The Middle of Harper Lee's To Kill a Mockingbird begins when Scout hears that her daddy defends blacks. Because that happens, Scout learns that she and her family will be in a fight against their friends. She must learn to keep her head high and her fists low. Because that happens, Scout walks away from a fight for the first time in her life. Because she is able to do that, she feels noble and begins to change at depth.

5.) Layer your scenes with foreshadowing. Pros don't tell everything that is coming. Just give a hint. The suspense of not quite knowing draws the reader deeper into the story world.

Sue Kidd Monk introduces early in the Middle of The Secret Life of Beesa behavior that makes no sense to the protagonist, setting up curiosity as to why June asks May to excuse herself for humming "the song again." Very quickly, Monk lets on that the song symbolizes May's personal way of warding off crying that sometimes gets so bad she rants and tears her hair. Now, on the alert for "the song," we cringe the next time it's heard. The intensity of May's self-destructive behavior builds, frightening the protagonist. And still, the suspense builds further.

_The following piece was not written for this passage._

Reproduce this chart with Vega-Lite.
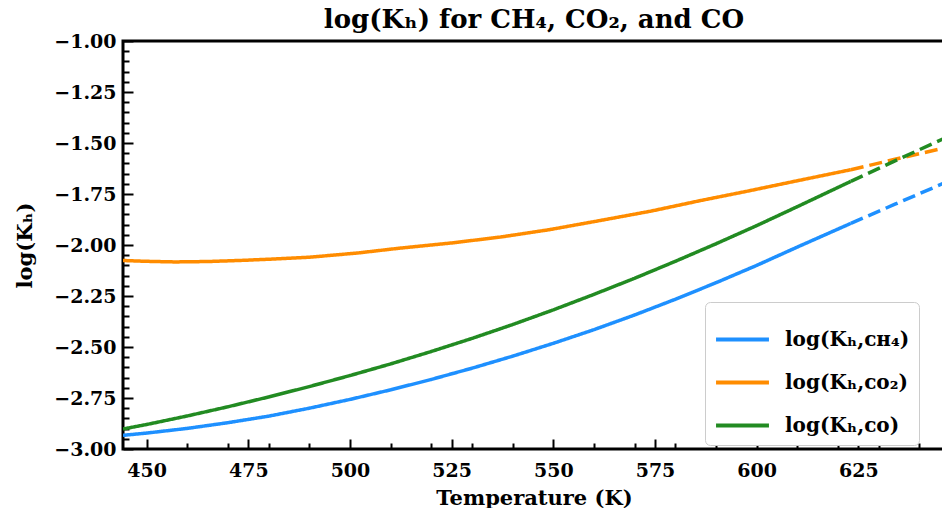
{
  "$schema": "https://vega.github.io/schema/vega-lite/v6.json",
  "autosize": "none",
  "width": 822,
  "height": 408,
  "padding": {"left": 123, "top": 41, "right": -3, "bottom": 59},
  "background": "white",
  "config": {
    "font": "DejaVu Serif",
    "view": {"stroke": "black", "strokeWidth": 3},
    "axis": {"grid": false, "domain": false}
  },
  "title": {
    "text": "log(Kₕ) for CH₄, CO₂, and CO",
    "font": "DejaVu Serif",
    "fontSize": 26,
    "fontWeight": "bold",
    "color": "black",
    "anchor": "middle",
    "frame": "group",
    "offset": -1
  },
  "data": {
    "values": [
      {"T": 444.2, "v": -2.076, "series": "CO2", "seg": "solid"},
      {"T": 450, "v": -2.080, "series": "CO2", "seg": "solid"},
      {"T": 457, "v": -2.083, "series": "CO2", "seg": "solid"},
      {"T": 465, "v": -2.081, "series": "CO2", "seg": "solid"},
      {"T": 474, "v": -2.075, "series": "CO2", "seg": "solid"},
      {"T": 482, "v": -2.068, "series": "CO2", "seg": "solid"},
      {"T": 490, "v": -2.060, "series": "CO2", "seg": "solid"},
      {"T": 502, "v": -2.039, "series": "CO2", "seg": "solid"},
      {"T": 512, "v": -2.016, "series": "CO2", "seg": "solid"},
      {"T": 525, "v": -1.990, "series": "CO2", "seg": "solid"},
      {"T": 537, "v": -1.961, "series": "CO2", "seg": "solid"},
      {"T": 549, "v": -1.925, "series": "CO2", "seg": "solid"},
      {"T": 561.5, "v": -1.880, "series": "CO2", "seg": "solid"},
      {"T": 574, "v": -1.834, "series": "CO2", "seg": "solid"},
      {"T": 586, "v": -1.783, "series": "CO2", "seg": "solid"},
      {"T": 598, "v": -1.735, "series": "CO2", "seg": "solid"},
      {"T": 610, "v": -1.685, "series": "CO2", "seg": "solid"},
      {"T": 623.15, "v": -1.631, "series": "CO2", "seg": "solid"},
      {"T": 623.15, "v": -1.631, "series": "CO2", "seg": "dashed"},
      {"T": 634, "v": -1.580, "series": "CO2", "seg": "dashed"},
      {"T": 646, "v": -1.525, "series": "CO2", "seg": "dashed"},

      {"T": 444.2, "v": -2.902, "series": "CO", "seg": "solid"},
      {"T": 450, "v": -2.880, "series": "CO", "seg": "solid"},
      {"T": 460, "v": -2.838, "series": "CO", "seg": "solid"},
      {"T": 470, "v": -2.793, "series": "CO", "seg": "solid"},
      {"T": 480, "v": -2.745, "series": "CO", "seg": "solid"},
      {"T": 490, "v": -2.694, "series": "CO", "seg": "solid"},
      {"T": 500, "v": -2.640, "series": "CO", "seg": "solid"},
      {"T": 510, "v": -2.583, "series": "CO", "seg": "solid"},
      {"T": 520, "v": -2.522, "series": "CO", "seg": "solid"},
      {"T": 530, "v": -2.458, "series": "CO", "seg": "solid"},
      {"T": 540, "v": -2.390, "series": "CO", "seg": "solid"},
      {"T": 550, "v": -2.318, "series": "CO", "seg": "solid"},
      {"T": 560, "v": -2.242, "series": "CO", "seg": "solid"},
      {"T": 570, "v": -2.163, "series": "CO", "seg": "solid"},
      {"T": 580, "v": -2.080, "series": "CO", "seg": "solid"},
      {"T": 590, "v": -1.994, "series": "CO", "seg": "solid"},
      {"T": 600, "v": -1.905, "series": "CO", "seg": "solid"},
      {"T": 610, "v": -1.812, "series": "CO", "seg": "solid"},
      {"T": 623.15, "v": -1.688, "series": "CO", "seg": "solid"},
      {"T": 623.15, "v": -1.688, "series": "CO", "seg": "dashed"},
      {"T": 634, "v": -1.588, "series": "CO", "seg": "dashed"},
      {"T": 646, "v": -1.478, "series": "CO", "seg": "dashed"},

      {"T": 444.2, "v": -2.933, "series": "CH4", "seg": "solid"},
      {"T": 450, "v": -2.922, "series": "CH4", "seg": "solid"},
      {"T": 460, "v": -2.899, "series": "CH4", "seg": "solid"},
      {"T": 470, "v": -2.871, "series": "CH4", "seg": "solid"},
      {"T": 480, "v": -2.839, "series": "CH4", "seg": "solid"},
      {"T": 490, "v": -2.800, "series": "CH4", "seg": "solid"},
      {"T": 500, "v": -2.757, "series": "CH4", "seg": "solid"},
      {"T": 510, "v": -2.710, "series": "CH4", "seg": "solid"},
      {"T": 520, "v": -2.659, "series": "CH4", "seg": "solid"},
      {"T": 530, "v": -2.604, "series": "CH4", "seg": "solid"},
      {"T": 540, "v": -2.545, "series": "CH4", "seg": "solid"},
      {"T": 550, "v": -2.482, "series": "CH4", "seg": "solid"},
      {"T": 560, "v": -2.415, "series": "CH4", "seg": "solid"},
      {"T": 570, "v": -2.343, "series": "CH4", "seg": "solid"},
      {"T": 580, "v": -2.266, "series": "CH4", "seg": "solid"},
      {"T": 590, "v": -2.185, "series": "CH4", "seg": "solid"},
      {"T": 600, "v": -2.100, "series": "CH4", "seg": "solid"},
      {"T": 610, "v": -2.010, "series": "CH4", "seg": "solid"},
      {"T": 623.15, "v": -1.894, "series": "CH4", "seg": "solid"},
      {"T": 623.15, "v": -1.894, "series": "CH4", "seg": "dashed"},
      {"T": 634, "v": -1.800, "series": "CH4", "seg": "dashed"},
      {"T": 646, "v": -1.697, "series": "CH4", "seg": "dashed"}
    ]
  },
  "mark": {"type": "line", "strokeWidth": 3.5, "clip": true},
  "encoding": {
    "x": {
      "field": "T",
      "type": "quantitative",
      "scale": {"domain": [444.2, 646.3], "nice": false, "zero": false},
      "axis": {
        "title": "Temperature (K)",
        "titleFont": "DejaVu Serif",
        "titleFontSize": 21,
        "titleFontWeight": "bold",
        "titleColor": "black",
        "titlePadding": 3,
        "values": [450, 460, 470, 475, 480, 490, 500, 510, 520, 525, 530, 540, 550, 560, 570, 575, 580, 590, 600, 610, 620, 625, 630, 640],
        "labelExpr": "datum.value % 25 === 0 ? format(datum.value, 'd') : ''",
        "labelFont": "DejaVu Serif",
        "labelFontSize": 19,
        "labelFontWeight": "bold",
        "labelColor": "black",
        "labelOverlap": false,
        "labelFlush": false,
        "labelPadding": 22,
        "tickColor": "black",
        "tickWidth": 2,
        "tickSize": {"condition": {"test": "datum.value % 25 === 0", "value": -10}, "value": -6}
      }
    },
    "y": {
      "field": "v",
      "type": "quantitative",
      "scale": {"domain": [-3, -1], "nice": false, "zero": false},
      "axis": {
        "title": "log(Kₕ)",
        "titleFont": "DejaVu Serif",
        "titleFontSize": 21,
        "titleFontWeight": "bold",
        "titleColor": "black",
        "titlePadding": 18,
        "values": [-3, -2.95, -2.9, -2.85, -2.8, -2.75, -2.7, -2.65, -2.6, -2.55, -2.5, -2.45, -2.4, -2.35, -2.3, -2.25, -2.2, -2.15, -2.1, -2.05, -2, -1.95, -1.9, -1.85, -1.8, -1.75, -1.7, -1.65, -1.6, -1.55, -1.5, -1.45, -1.4, -1.35, -1.3, -1.25, -1.2, -1.15, -1.1, -1.05, -1],
        "labelExpr": "abs(datum.value * 4 - round(datum.value * 4)) < 0.001 ? format(datum.value, '.2f') : ''",
        "labelFont": "DejaVu Serif",
        "labelFontSize": 19,
        "labelFontWeight": "bold",
        "labelColor": "black",
        "labelOverlap": false,
        "labelFlush": false,
        "labelPadding": 17,
        "tickColor": "black",
        "tickWidth": 2,
        "tickSize": {"condition": {"test": "abs(datum.value * 4 - round(datum.value * 4)) < 0.001", "value": -10}, "value": -6}
      }
    },
    "color": {
      "field": "series",
      "type": "nominal",
      "scale": {"domain": ["CH4", "CO2", "CO"], "range": ["#1e90ff", "#ff8c00", "#228b22"]},
      "legend": {
        "title": null,
        "orient": "none",
        "legendX": 582,
        "legendY": 261,
        "symbolType": "stroke",
        "symbolSize": 2800,
        "symbolStrokeWidth": 4,
        "labelExpr": "datum.label == 'CH4' ? 'log(Kₕ,ᴄʜ₄)' : datum.label == 'CO2' ? 'log(Kₕ,ᴄᴏ₂)' : 'log(Kₕ,ᴄᴏ)'",
        "labelFont": "DejaVu Serif",
        "labelFontSize": 20,
        "labelFontWeight": "bold",
        "labelColor": "black",
        "labelOffset": 14,
        "rowPadding": 4,
        "padding": 9,
        "fillColor": "white",
        "strokeColor": "#cccccc",
        "cornerRadius": 5
      }
    },
    "strokeDash": {
      "field": "seg",
      "type": "nominal",
      "scale": {"domain": ["solid", "dashed"], "range": [[1, 0], [13, 6]]},
      "legend": null
    },
    "order": {"field": "T", "type": "quantitative"}
  }
}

6.) The middle is actually much easier to write if you add a great subplot. The idea is to take the main character and give them the "Out of left field" treatment. That is something unexpected interferes and pulls them out of the main plot for a spell. Once the subplot is resolved, they fight their way back to the main plot and finalize that.

Anne Tyler in the Accidental Tourist begins the Middle with the protagonist's urgent need to stop his dog from biting people.

7.) The energy of the Middle crescendos at the Crisis. Each scene in the middle portion of the story serves to march the protagonist closer and closer to the high point. From the linkage between each scene, the steady incline of difficulty in the Middle sets up the inevitability of the Crisis.

Right after the intensity of the Crisis, the energy of the story drops off for a bit to allow the protagonist to catch his or her breath.

In Memoirs of a Geisha, Arthur Golden crafted the Crisis as an ego threatening and possibly even life-threatening challenge. Sayuri must decide whether to lie and gain the stature and a much longed for security, or not. The outcome forces Sayuri to see herself for who she truly is.

Before Sayuri enters the territory of the End of the story where she will be faced with a series of tests to determine whether her newfound faith in herself will survive, she is given the chance to prepare herself. The energy of the story slows down long enough to show more about the inner life of a geisha. Time passes. Sayuri turns eighteen. She passes from apprentice to a geisha. Readers pace themselves for the ultimate challenge to come.

In Conclusion

In the territory of the Middle of a novel or screenplay, the protagonist pushes toward something while internal and external forces delay her. Do like the pros do and drag out the suspense - will she or won't she achieve her goal? Prolong the tension (no longer than the relative payoff). Plot each of the antagonists on your Plot Planner. Filled with excitement and suspense, curiosity and trepidation, anticipation and intense longing, meddlesome middles switch to mythical.